Isabel Hardman Isabel Hardman

Knives out for Warsi in reshuffle

After a few weeks of Boris vs George, Conservatives are now starting to gossip about something a little more immediate: a post-European elections reshuffle. I understand that the Prime Minister is currently experiencing concerted lobbying from many ministers and backbenchers to remove Baroness Warsi from her post as ‘senior minister of state’ after her decision to wave about a front page on the ‘Eton Mess’ in Number 10 on ITV’s The Agenda a few weeks ago. There was fury at a senior level in the Conservative party about Warsi’s behaviour: she was punching her party’s bruise on class. One minister says: ‘She should be dropped down a hole and a lid put on the top. She knew what she was doing, she’s not naive.’ Others are furious that she seems to repeatedly get away with behaviour that would land a humble backbencher in hot water, let alone a minister (or indeed a ‘senior minister of state’, which was a title invented just for Warsi).

Warsi did not receive the same ‘right royal bollocking’ from the Prime Minister that Michael Gove did for his FT interview, even though Warsi’s intervention was arguably more deliberate. But I hear the reason she wasn’t scolded by the PM was that he may just dispense with her at the reshuffle, if he dares. He’ll have to have nerves of steel to do so, though, as he and his allies are acutely aware of the trouble she could cause if she does leave the government. But some senior Tories are reasonably confident that this time David Cameron really will sack Warsi.

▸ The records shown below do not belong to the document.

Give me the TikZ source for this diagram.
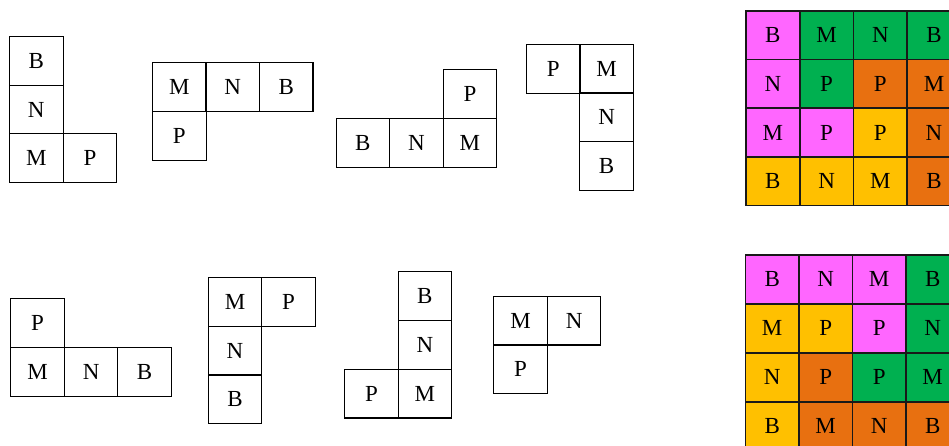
\documentclass[tikz,border=0pt]{standalone}
\usepackage{fontspec}
\setmainfont{Liberation Serif}
\definecolor{pk}{RGB}{255,102,255}
\definecolor{gr}{RGB}{0,176,80}
\definecolor{og}{RGB}{232,112,16}
\definecolor{yl}{RGB}{255,192,0}
\tikzset{
  cellbox/.style={draw=black, line width=1.1pt, minimum width=53.5pt, minimum height=48.7pt,
    inner sep=0pt, anchor=north west, font=\fontsize{23}{23}\selectfont},
  gridbox/.style={cellbox, line width=1.5pt, draw=black!90}
}
\begin{document}
\begin{tikzpicture}[x=1pt,y=-1pt]
\useasboundingbox (0,0) rectangle (949,445);
\clip (0,0) rectangle (949,445);
% shape 1
\node[cellbox] (a1) at (9,36) {B};
\node[cellbox] (a2) at (9,84.6) {N};
\node[cellbox] (a3) at (9,133.3) {M};
\node[cellbox] (a4) at (62.6,133.3) {P};
% shape 2
\node[cellbox] (b1) at (152,62.3) {M};
\node[cellbox] (b2) at (205.4,62.3) {N};
\node[cellbox] (b3) at (258.9,62.3) {B};
\node[cellbox] (b4) at (152,111) {P};
% shape 3
\node[cellbox] (c1) at (442.6,69.3) {P};
\node[cellbox] (c2) at (335.6,118.2) {B};
\node[cellbox] (c3) at (389.1,118.2) {N};
\node[cellbox] (c4) at (442.6,118.2) {M};
% shape 4
\node[cellbox] (d1) at (526,44) {P};
\node[cellbox] (d2) at (579.3,44) {M};
\node[cellbox] (d3) at (579.3,92.4) {N};
\node[cellbox] (d4) at (579.3,141) {B};
% shape 5
\node[cellbox] (e1) at (10.3,298.3) {P};
\node[cellbox] (e2) at (10.3,347) {M};
\node[cellbox] (e3) at (63.8,347) {N};
\node[cellbox] (e4) at (117.3,347) {B};
% shape 6
\node[cellbox] (f1) at (207.7,277) {M};
\node[cellbox] (f2) at (261.1,277) {P};
\node[cellbox] (f3) at (207.7,325.7) {N};
\node[cellbox] (f4) at (207.7,374.5) {B};
% shape 7
\node[cellbox] (h1) at (397.6,271.2) {B};
\node[cellbox] (h2) at (397.6,320) {N};
\node[cellbox] (h3) at (344.1,368.7) {P};
\node[cellbox] (h4) at (397.6,368.7) {M};
% shape 8
\node[cellbox] (k1) at (493.3,295.7) {M};
\node[cellbox] (k2) at (546.8,295.7) {N};
\node[cellbox] (k3) at (493.3,344.3) {P};
% top grid
\foreach \t/\c [count=\i from 0] in {B/pk,M/gr,N/gr,B/gr,N/pk,P/gr,P/og,M/og,M/pk,P/pk,P/yl,N/og,B/yl,N/yl,M/yl,B/og}{
  \pgfmathtruncatemacro{\r}{int(\i/4)}
  \pgfmathtruncatemacro{\cc}{mod(\i,4)}
  \node[gridbox, fill=\c, minimum width=53.7pt] (g1-\r-\cc) at (745.3+53.7*\cc, 10+48.7*\r) {\t};
}
% bottom grid
\foreach \t/\c [count=\i from 0] in {B/pk,N/pk,M/pk,B/gr,M/yl,P/yl,P/pk,N/gr,N/yl,P/og,P/gr,M/gr,B/yl,M/og,N/og,B/og}{
  \pgfmathtruncatemacro{\r}{int(\i/4)}
  \pgfmathtruncatemacro{\cc}{mod(\i,4)}
  \node[gridbox, fill=\c] (g2-\r-\cc) at (744.7+53.5*\cc, 254.3+48.9*\r) {\t};
}
\end{tikzpicture}
\end{document}
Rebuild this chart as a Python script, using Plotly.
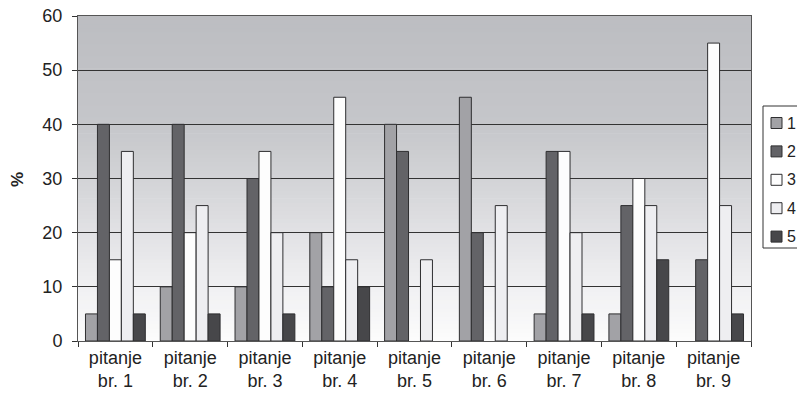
import plotly.graph_objects as go

categories = ["pitanje<br>br. 1", "pitanje<br>br. 2", "pitanje<br>br. 3", "pitanje<br>br. 4",
              "pitanje<br>br. 5", "pitanje<br>br. 6", "pitanje<br>br. 7", "pitanje<br>br. 8",
              "pitanje<br>br. 9"]
series_names = ["1", "2", "3", "4", "5"]
s1 = [5, 10, 10, 20, 40, 45, 5, 5, 0]
s2 = [40, 40, 30, 10, 35, 20, 35, 25, 15]
s3 = [15, 20, 35, 45, 0, 0, 35, 30, 55]
s4 = [35, 25, 20, 15, 15, 25, 20, 25, 25]
s5 = [5, 5, 5, 10, 0, 0, 5, 15, 5]
series_values = [s1, s2, s3, s4, s5]
colors = ["#a2a2a6", "#636367", "#fdfdfd", "#eeeef1", "#47474a"]

W, H = 797, 402
L, R, T, B = 78, 46, 16, 61
PW, PH = W - L - R, H - T - B


def px_x(px):
    return (px - L) / PW


def px_y(py):
    return (H - B - py) / PH


fig = go.Figure()
for i, (name, vals) in enumerate(zip(series_names, series_values)):
    shown = [v if v != 0 else None for v in vals]
    fig.add_trace(go.Bar(
        x=categories, y=shown, name=name, showlegend=False,
        marker=dict(color=colors[i], line=dict(color="#2e2e30", width=1)),
    ))

# vertical gradient background (gray top -> white bottom)
stops = [(0.0, (252, 252, 252)), (0.17, (240, 240, 242)), (0.33, (226, 226, 229)),
         (0.5, (210, 211, 214)), (0.67, (197, 198, 202)), (1.0, (188, 189, 193))]
n = 80
shapes = []
for k in range(n):
    t = (k + 0.5) / n
    for j in range(len(stops) - 1):
        if stops[j][0] <= t <= stops[j + 1][0]:
            a, ca = stops[j]
            b, cb = stops[j + 1]
            f = (t - a) / (b - a)
            c = tuple(int(round(ca[m] + (cb[m] - ca[m]) * f)) for m in range(3))
            break
    shapes.append(dict(type="rect", xref="x domain", yref="y domain",
                       x0=0, x1=1, y0=k / n, y1=(k + 1) / n + 0.002,
                       fillcolor="rgb(%d,%d,%d)" % c, line=dict(width=0), layer="below"))

# legend box (drawn by hand to match the original's compact layout)
annotations = []
shapes.append(dict(type="rect", xref="paper", yref="paper",
                   x0=px_x(763), x1=px_x(810), y0=px_y(248), y1=px_y(106),
                   fillcolor="white", line=dict(color="#333333", width=1), layer="above"))
for i, name in enumerate(series_names):
    cy = 123 + 28.4 * i
    shapes.append(dict(type="rect", xref="paper", yref="paper",
                       x0=px_x(771), x1=px_x(782), y0=px_y(cy + 5.5), y1=px_y(cy - 5.5),
                       fillcolor=colors[i], line=dict(color="#2e2e30", width=1), layer="above"))
    annotations.append(dict(xref="paper", yref="paper", x=px_x(785), y=px_y(cy),
                            xanchor="left", yanchor="middle", text=name, showarrow=False,
                            font=dict(size=16, color="#222222")))

annotations.append(dict(xref="paper", yref="paper", x=px_x(17), y=px_y(180),
                        xanchor="center", yanchor="middle", text="<b>%</b>", textangle=-90,
                        showarrow=False, font=dict(size=17, color="#222222")))

fig.update_layout(
    width=W, height=H,
    margin=dict(l=L, r=R, t=T, b=B, autoexpand=False),
    paper_bgcolor="white", plot_bgcolor="white",
    font=dict(family="Liberation Sans, Arial, sans-serif", color="#222222", size=15),
    barmode="group", bargap=0.2, bargroupgap=0,
    shapes=shapes, annotations=annotations,
    showlegend=False,
)
fig.update_yaxes(range=[0, 60], dtick=10, showgrid=True, gridcolor="#333333", gridwidth=1,
                 ticks="outside", ticklen=5, tickcolor="#333333",
                 showline=True, linecolor="#555555", mirror=True, zeroline=False,
                 tickfont=dict(size=18), automargin=False, ticklabelstandoff=6,
                 ticklabeloverflow="allow")
fig.update_xaxes(tickson="boundaries", ticks="outside", ticklen=5, tickcolor="#333333",
                 showline=True, linecolor="#555555", mirror=True, showgrid=False,
                 tickfont=dict(size=18), automargin=False, ticklabeloverflow="allow")

fig.write_html("out.html", config={"displayModeBar": False},
               post_script="document.body.style.margin='0';document.body.style.overflow='hidden';")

It’s worth reading Iain Dale’s excellent diary on ConHome this morning with other rumours about who could move. He suggests that Andrew Lansley could leave the government in the shuffle. Some insiders still think Lansley could get the European Commissioner job. Ken Clarke is another figure who may well leave – and be quite happy to do so – in favour of a younger (and possibly female) face. That younger new face could be a eurosceptic, too, as Clarke’s roving brief touches on European reform: it would be cheering for backbenchers to see someone hungry to help renegotiate Britain’s relationship with Europe.